» **Given material**:
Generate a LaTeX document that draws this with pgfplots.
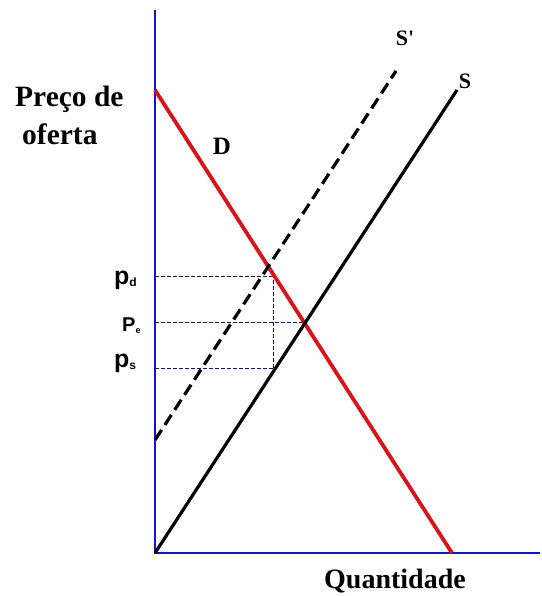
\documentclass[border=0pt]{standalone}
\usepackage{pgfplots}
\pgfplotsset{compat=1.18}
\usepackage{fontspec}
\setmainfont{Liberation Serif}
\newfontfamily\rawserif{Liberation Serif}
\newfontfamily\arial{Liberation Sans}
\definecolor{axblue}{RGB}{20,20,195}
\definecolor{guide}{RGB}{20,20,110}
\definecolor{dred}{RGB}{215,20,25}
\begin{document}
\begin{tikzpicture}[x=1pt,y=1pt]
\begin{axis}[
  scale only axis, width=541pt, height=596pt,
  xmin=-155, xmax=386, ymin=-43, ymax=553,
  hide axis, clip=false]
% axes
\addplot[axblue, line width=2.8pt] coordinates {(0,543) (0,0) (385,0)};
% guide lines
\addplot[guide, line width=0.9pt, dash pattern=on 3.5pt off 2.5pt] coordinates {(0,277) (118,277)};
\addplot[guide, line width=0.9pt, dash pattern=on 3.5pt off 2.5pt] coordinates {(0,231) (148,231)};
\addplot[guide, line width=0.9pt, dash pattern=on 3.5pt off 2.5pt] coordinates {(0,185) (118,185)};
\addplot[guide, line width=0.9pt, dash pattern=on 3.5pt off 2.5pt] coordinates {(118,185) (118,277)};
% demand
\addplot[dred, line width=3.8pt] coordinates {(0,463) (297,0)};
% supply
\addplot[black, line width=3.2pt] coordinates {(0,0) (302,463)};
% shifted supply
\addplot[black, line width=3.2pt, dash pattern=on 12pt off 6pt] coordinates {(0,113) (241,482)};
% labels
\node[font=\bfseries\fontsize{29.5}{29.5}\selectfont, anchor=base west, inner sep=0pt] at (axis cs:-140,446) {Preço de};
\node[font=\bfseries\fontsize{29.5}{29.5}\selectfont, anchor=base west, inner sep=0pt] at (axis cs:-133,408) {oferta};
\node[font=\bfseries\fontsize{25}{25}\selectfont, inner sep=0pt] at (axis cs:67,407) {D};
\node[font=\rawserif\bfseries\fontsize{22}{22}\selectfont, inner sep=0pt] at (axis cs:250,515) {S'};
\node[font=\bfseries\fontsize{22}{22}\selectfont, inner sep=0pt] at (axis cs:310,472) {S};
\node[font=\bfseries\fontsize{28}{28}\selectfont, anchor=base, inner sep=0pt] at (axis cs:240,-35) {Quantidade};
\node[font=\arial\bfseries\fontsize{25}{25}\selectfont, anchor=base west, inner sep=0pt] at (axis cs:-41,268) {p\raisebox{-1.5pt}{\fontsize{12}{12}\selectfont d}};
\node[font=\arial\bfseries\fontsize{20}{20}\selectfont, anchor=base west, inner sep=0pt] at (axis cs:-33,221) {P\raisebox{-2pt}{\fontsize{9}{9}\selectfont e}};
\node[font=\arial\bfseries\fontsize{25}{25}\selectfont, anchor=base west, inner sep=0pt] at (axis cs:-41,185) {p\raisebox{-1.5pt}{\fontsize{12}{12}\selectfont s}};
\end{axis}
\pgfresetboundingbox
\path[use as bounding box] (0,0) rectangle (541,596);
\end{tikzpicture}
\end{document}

» **Brief**:
Make an exact copy of the data above, pictures excluded.

» **Exercise response**:
Generate a LaTeX document that draws this with pgfplots.
\documentclass[border=0pt]{standalone}
\usepackage{pgfplots}
\pgfplotsset{compat=1.18}
\usepackage{fontspec}
\setmainfont{Liberation Serif}
\newfontfamily\rawserif{Liberation Serif}
\newfontfamily\arial{Liberation Sans}
\definecolor{axblue}{RGB}{20,20,195}
\definecolor{guide}{RGB}{20,20,110}
\definecolor{dred}{RGB}{215,20,25}
\begin{document}
\begin{tikzpicture}[x=1pt,y=1pt]
\begin{axis}[
  scale only axis, width=541pt, height=596pt,
  xmin=-155, xmax=386, ymin=-43, ymax=553,
  hide axis, clip=false]
% axes
\addplot[axblue, line width=2.8pt] coordinates {(0,543) (0,0) (385,0)};
% guide lines
\addplot[guide, line width=0.9pt, dash pattern=on 3.5pt off 2.5pt] coordinates {(0,277) (118,277)};
\addplot[guide, line width=0.9pt, dash pattern=on 3.5pt off 2.5pt] coordinates {(0,231) (148,231)};
\addplot[guide, line width=0.9pt, dash pattern=on 3.5pt off 2.5pt] coordinates {(0,185) (118,185)};
\addplot[guide, line width=0.9pt, dash pattern=on 3.5pt off 2.5pt] coordinates {(118,185) (118,277)};
% demand
\addplot[dred, line width=3.8pt] coordinates {(0,463) (297,0)};
% supply
\addplot[black, line width=3.2pt] coordinates {(0,0) (302,463)};
% shifted supply
\addplot[black, line width=3.2pt, dash pattern=on 12pt off 6pt] coordinates {(0,113) (241,482)};
% labels
\node[font=\bfseries\fontsize{29.5}{29.5}\selectfont, anchor=base west, inner sep=0pt] at (axis cs:-140,446) {Preço de};
\node[font=\bfseries\fontsize{29.5}{29.5}\selectfont, anchor=base west, inner sep=0pt] at (axis cs:-133,408) {oferta};
\node[font=\bfseries\fontsize{25}{25}\selectfont, inner sep=0pt] at (axis cs:67,407) {D};
\node[font=\rawserif\bfseries\fontsize{22}{22}\selectfont, inner sep=0pt] at (axis cs:250,515) {S'};
\node[font=\bfseries\fontsize{22}{22}\selectfont, inner sep=0pt] at (axis cs:310,472) {S};
\node[font=\bfseries\fontsize{28}{28}\selectfont, anchor=base, inner sep=0pt] at (axis cs:240,-35) {Quantidade};
\node[font=\arial\bfseries\fontsize{25}{25}\selectfont, anchor=base west, inner sep=0pt] at (axis cs:-41,268) {p\raisebox{-1.5pt}{\fontsize{12}{12}\selectfont d}};
\node[font=\arial\bfseries\fontsize{20}{20}\selectfont, anchor=base west, inner sep=0pt] at (axis cs:-33,221) {P\raisebox{-2pt}{\fontsize{9}{9}\selectfont e}};
\node[font=\arial\bfseries\fontsize{25}{25}\selectfont, anchor=base west, inner sep=0pt] at (axis cs:-41,185) {p\raisebox{-1.5pt}{\fontsize{12}{12}\selectfont s}};
\end{axis}
\pgfresetboundingbox
\path[use as bounding box] (0,0) rectangle (541,596);
\end{tikzpicture}
\end{document}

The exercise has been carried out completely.